COLLECTED DATA:
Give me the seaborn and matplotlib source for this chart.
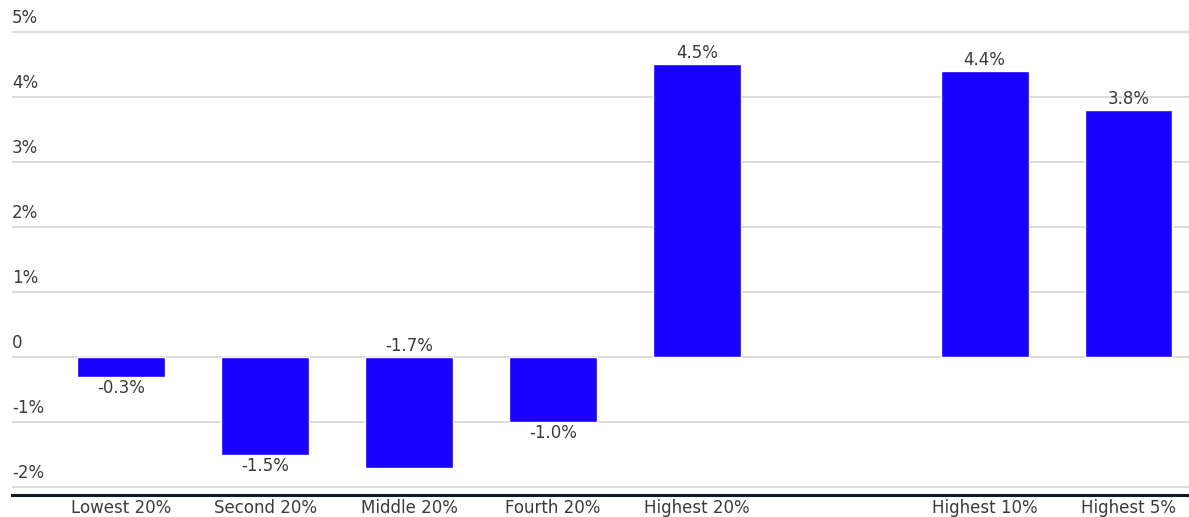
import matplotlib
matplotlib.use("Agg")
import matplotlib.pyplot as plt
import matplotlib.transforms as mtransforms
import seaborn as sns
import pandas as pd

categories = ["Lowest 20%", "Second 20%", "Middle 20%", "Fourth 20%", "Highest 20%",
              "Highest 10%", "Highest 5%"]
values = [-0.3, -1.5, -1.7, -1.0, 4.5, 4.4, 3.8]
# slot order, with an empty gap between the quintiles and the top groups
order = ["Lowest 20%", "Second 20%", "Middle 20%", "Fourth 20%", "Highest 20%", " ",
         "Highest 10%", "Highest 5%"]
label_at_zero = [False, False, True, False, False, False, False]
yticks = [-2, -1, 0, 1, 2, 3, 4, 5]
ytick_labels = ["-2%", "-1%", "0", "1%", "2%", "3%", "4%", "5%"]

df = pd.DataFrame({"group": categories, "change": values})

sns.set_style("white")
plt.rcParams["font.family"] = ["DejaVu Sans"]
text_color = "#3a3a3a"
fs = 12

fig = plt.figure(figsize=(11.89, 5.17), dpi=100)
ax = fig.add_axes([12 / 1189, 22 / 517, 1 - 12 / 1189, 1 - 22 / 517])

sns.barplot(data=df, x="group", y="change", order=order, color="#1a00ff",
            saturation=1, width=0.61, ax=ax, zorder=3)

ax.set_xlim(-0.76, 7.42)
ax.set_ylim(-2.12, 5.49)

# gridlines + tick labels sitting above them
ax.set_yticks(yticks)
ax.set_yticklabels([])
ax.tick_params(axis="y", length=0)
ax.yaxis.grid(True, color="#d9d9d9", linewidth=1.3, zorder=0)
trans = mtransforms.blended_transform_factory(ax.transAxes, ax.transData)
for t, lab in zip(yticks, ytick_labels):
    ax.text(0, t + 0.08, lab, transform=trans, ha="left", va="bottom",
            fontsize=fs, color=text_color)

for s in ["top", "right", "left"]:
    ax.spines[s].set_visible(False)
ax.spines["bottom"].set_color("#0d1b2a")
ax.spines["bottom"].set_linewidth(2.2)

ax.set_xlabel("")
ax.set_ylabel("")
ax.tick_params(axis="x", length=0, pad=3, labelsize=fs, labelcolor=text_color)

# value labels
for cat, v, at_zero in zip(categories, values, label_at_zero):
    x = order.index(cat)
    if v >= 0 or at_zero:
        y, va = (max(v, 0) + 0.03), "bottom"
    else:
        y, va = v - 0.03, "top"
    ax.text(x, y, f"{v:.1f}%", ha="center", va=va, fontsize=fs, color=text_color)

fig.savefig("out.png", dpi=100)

AIM:
Go through the listing above and write it all out exactly, leaving out any picture.

FINISHED EXERCISE:
Give me the seaborn and matplotlib source for this chart.
import matplotlib
matplotlib.use("Agg")
import matplotlib.pyplot as plt
import matplotlib.transforms as mtransforms
import seaborn as sns
import pandas as pd

categories = ["Lowest 20%", "Second 20%", "Middle 20%", "Fourth 20%", "Highest 20%",
              "Highest 10%", "Highest 5%"]
values = [-0.3, -1.5, -1.7, -1.0, 4.5, 4.4, 3.8]
# slot order, with an empty gap between the quintiles and the top groups
order = ["Lowest 20%", "Second 20%", "Middle 20%", "Fourth 20%", "Highest 20%", " ",
         "Highest 10%", "Highest 5%"]
label_at_zero = [False, False, True, False, False, False, False]
yticks = [-2, -1, 0, 1, 2, 3, 4, 5]
ytick_labels = ["-2%", "-1%", "0", "1%", "2%", "3%", "4%", "5%"]

df = pd.DataFrame({"group": categories, "change": values})

sns.set_style("white")
plt.rcParams["font.family"] = ["DejaVu Sans"]
text_color = "#3a3a3a"
fs = 12

fig = plt.figure(figsize=(11.89, 5.17), dpi=100)
ax = fig.add_axes([12 / 1189, 22 / 517, 1 - 12 / 1189, 1 - 22 / 517])

sns.barplot(data=df, x="group", y="change", order=order, color="#1a00ff",
            saturation=1, width=0.61, ax=ax, zorder=3)

ax.set_xlim(-0.76, 7.42)
ax.set_ylim(-2.12, 5.49)

# gridlines + tick labels sitting above them
ax.set_yticks(yticks)
ax.set_yticklabels([])
ax.tick_params(axis="y", length=0)
ax.yaxis.grid(True, color="#d9d9d9", linewidth=1.3, zorder=0)
trans = mtransforms.blended_transform_factory(ax.transAxes, ax.transData)
for t, lab in zip(yticks, ytick_labels):
    ax.text(0, t + 0.08, lab, transform=trans, ha="left", va="bottom",
            fontsize=fs, color=text_color)

for s in ["top", "right", "left"]:
    ax.spines[s].set_visible(False)
ax.spines["bottom"].set_color("#0d1b2a")
ax.spines["bottom"].set_linewidth(2.2)

ax.set_xlabel("")
ax.set_ylabel("")
ax.tick_params(axis="x", length=0, pad=3, labelsize=fs, labelcolor=text_color)

# value labels
for cat, v, at_zero in zip(categories, values, label_at_zero):
    x = order.index(cat)
    if v >= 0 or at_zero:
        y, va = (max(v, 0) + 0.03), "bottom"
    else:
        y, va = v - 0.03, "top"
    ax.text(x, y, f"{v:.1f}%", ha="center", va=va, fontsize=fs, color=text_color)

fig.savefig("out.png", dpi=100)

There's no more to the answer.